There are two questions that remain.
First: Where LeBron will go next, after a career that began in 2003, more than two decades ago.
Second: What his enduring legacy on the LA Lakers, and LA itself, will be.
The arc of James’s career is truly extraordinary. He began with the Cleveland Cavaliers, near his home town of Akron, Ohio. But his ambitions were bigger than that underachieving squad, and he left for the Miami Heat.
There, on a team of fellow All-Stars, LeBron won his first title in 2012. The Heat repeated in 2013, proving they were no fluke.
LeBron then made amends with Cleveland by returning home and bringing that city, at long last, an NBA championship of its own in 2016. It was a personal redemption, and the repayment of a debt.

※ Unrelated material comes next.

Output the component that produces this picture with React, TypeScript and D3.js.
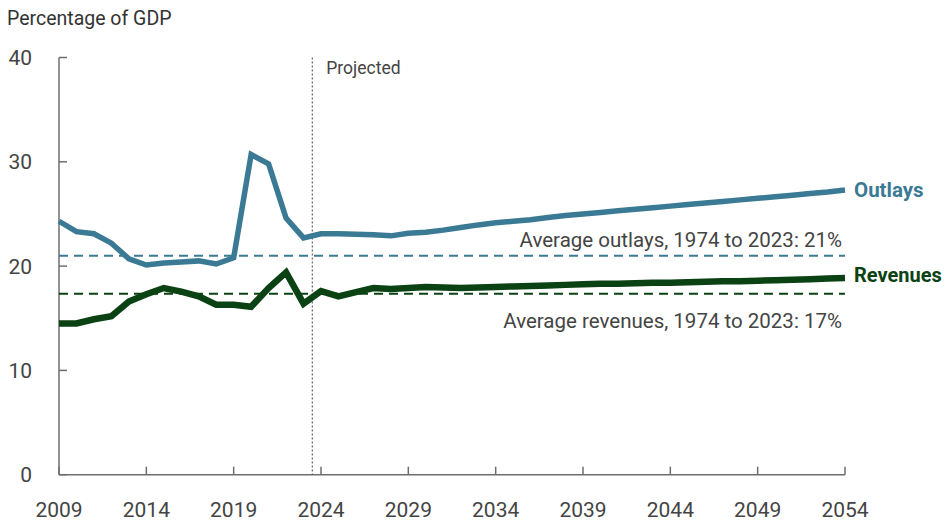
import React from "react";
import * as d3 from "d3";

const years: number[] = d3.range(2009, 2055);
const outlays: number[] = [
  24.3, 23.3, 23.1, 22.2, 20.7, 20.1, 20.3, 20.4, 20.5, 20.2,
  20.8, 30.7, 29.8, 24.6, 22.7, 23.1, 23.1, 23.05, 23.0, 22.9,
  23.15, 23.25, 23.45, 23.7, 23.95, 24.15, 24.3, 24.45, 24.65, 24.85,
  25.0, 25.15, 25.3, 25.45, 25.6, 25.75, 25.9, 26.05, 26.2, 26.35,
  26.5, 26.65, 26.8, 26.95, 27.1, 27.3,
];
const revenues: number[] = [
  14.5, 14.5, 14.9, 15.2, 16.6, 17.3, 17.9, 17.55, 17.1, 16.3,
  16.3, 16.1, 17.9, 19.4, 16.4, 17.6, 17.1, 17.5, 17.9, 17.8,
  17.9, 18.0, 17.95, 17.9, 17.95, 18.0, 18.05, 18.1, 18.15, 18.2,
  18.25, 18.3, 18.3, 18.35, 18.4, 18.4, 18.45, 18.5, 18.55, 18.55,
  18.6, 18.65, 18.7, 18.75, 18.8, 18.85,
];
const avgOutlays = 21.0;
const avgRevenues = 17.35;
const projectedYear = 2023.5;
const xTicks: number[] = [2009, 2014, 2019, 2024, 2029, 2034, 2039, 2044, 2049, 2054];
const yTicks: number[] = [0, 10, 20, 30, 40];

const W = 946;
const H = 522;
const FONT = "Roboto, 'Open Sans', sans-serif";
const OUT_COLOR = "#3b7a95";
const REV_COLOR = "#0b4213";
const AXIS = "#6e6e6e";
const TEXT = "#444";

export default function App() {
  const x = d3.scaleLinear().domain([2009, 2054]).range([59, 845]);
  const y = d3.scaleLinear().domain([0, 40]).range([474.7, 57.5]);
  const line = d3
    .line<number>()
    .x((_, i) => x(years[i]))
    .y((d) => y(d))
    .curve(d3.curveLinear);

  return (
    <svg
      width={W}
      height={H}
      style={{ position: "absolute", left: 0, top: 0, display: "block", background: "#fff" }}
      fontFamily={FONT}
    >
      <text x={7} y={25} fontSize={19.5} fill="#333">
        Percentage of GDP
      </text>

      {/* y axis */}
      <line x1={x(2009)} x2={x(2009)} y1={y(40)} y2={y(0)} stroke={AXIS} strokeWidth={1.5} />
      {yTicks.map((t) => (
        <g key={t}>
          <line x1={x(2009)} x2={x(2009) + 8} y1={y(t)} y2={y(t)} stroke={AXIS} strokeWidth={1.5} />
          <text x={32} y={y(t) + 7.5} fontSize={21} textAnchor="end" fill={TEXT}>
            {t}
          </text>
        </g>
      ))}

      {/* x axis */}
      <line x1={x(2009)} x2={x(2054)} y1={y(0)} y2={y(0)} stroke={AXIS} strokeWidth={1.5} />
      {xTicks.map((t) => (
        <g key={t}>
          <line x1={x(t)} x2={x(t)} y1={y(0)} y2={y(0) - 8} stroke={AXIS} strokeWidth={1.5} />
          <text x={x(t)} y={517} fontSize={21} textAnchor="middle" fill={TEXT}>
            {t}
          </text>
        </g>
      ))}

      {/* projected divider */}
      <line
        x1={x(projectedYear)}
        x2={x(projectedYear)}
        y1={y(40)}
        y2={y(0)}
        stroke="#444"
        strokeWidth={1}
        strokeDasharray="2,2"
      />
      <text x={x(projectedYear) + 14} y={74} fontSize={17.5} fill={TEXT}>
        Projected
      </text>

      {/* averages */}
      <line
        x1={x(2009)}
        x2={x(2054)}
        y1={y(avgOutlays)}
        y2={y(avgOutlays)}
        stroke={OUT_COLOR}
        strokeWidth={2}
        strokeDasharray="9,6"
      />
      <line
        x1={x(2009)}
        x2={x(2054)}
        y1={y(avgRevenues)}
        y2={y(avgRevenues)}
        stroke={REV_COLOR}
        strokeWidth={2}
        strokeDasharray="9,6"
      />
      <text x={842} y={y(avgOutlays) - 9} fontSize={20.5} textAnchor="end" fill={TEXT}>
        Average outlays, 1974 to 2023: 21%
      </text>
      <text x={842} y={y(avgRevenues) + 34} fontSize={20.5} textAnchor="end" fill={TEXT}>
        Average revenues, 1974 to 2023: 17%
      </text>

      {/* series */}
      <path d={line(outlays) ?? ""} fill="none" stroke={OUT_COLOR} strokeWidth={5.5} strokeLinejoin="miter" />
      <path d={line(revenues) ?? ""} fill="none" stroke={REV_COLOR} strokeWidth={6.5} strokeLinejoin="miter" />

      <text x={854} y={y(outlays[outlays.length - 1]) + 7} fontSize={20.5} fontWeight="bold" fill={OUT_COLOR}>
        Outlays
      </text>
      <text x={854} y={y(revenues[revenues.length - 1]) + 4} fontSize={20} fontWeight="bold" fill={REV_COLOR}>
        Revenues
      </text>
    </svg>
  );
}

When James left Cleveland for the second time, in 2018, it was for the Lakers. The glittering city embraced him as it he were the second coming of Showtime, the team’s storied heyday.
And, in a way, LeBron brought the show. Though he just missed being teammates with Kobe Bryant, who had retired in 2016, LeBron co-starred with an incredible cast. (James and Bryant were Olympic teammates in 2008 and won a gold medal together.)
Somehow, despite all the talent that moved through the Lakers during LeBron’s tenure, the team could not produce more than one NBA title, and often seemed to underachieve.
There were too many egos on the court, and no Coach Phil Jackson to wrangle them toward one common purpose.
LeBron is undoubtedly on the short list of candidates for the greatest basketball player of all time. Yet unlike Michael Jordan, who is still the frontrunner for that distinction, LeBron could not deliver championship-level leadership when it counted.
Jordan took a team of middling players and brought them to his level, at least as a supporting cast. LeBron struggled to win despite being surrounded by some of the best players in the league.
LeBron also dabbled in politics, usually to his own embarrassment. He was vocal in his complaints about America, but silent about human rights abuses in China, the NBA’s biggest growth market.
He did give us the unique spectacle of playoff basketball with his son. Perhaps that will be his fondest legacy in LA: The picture of a father and son, playing together.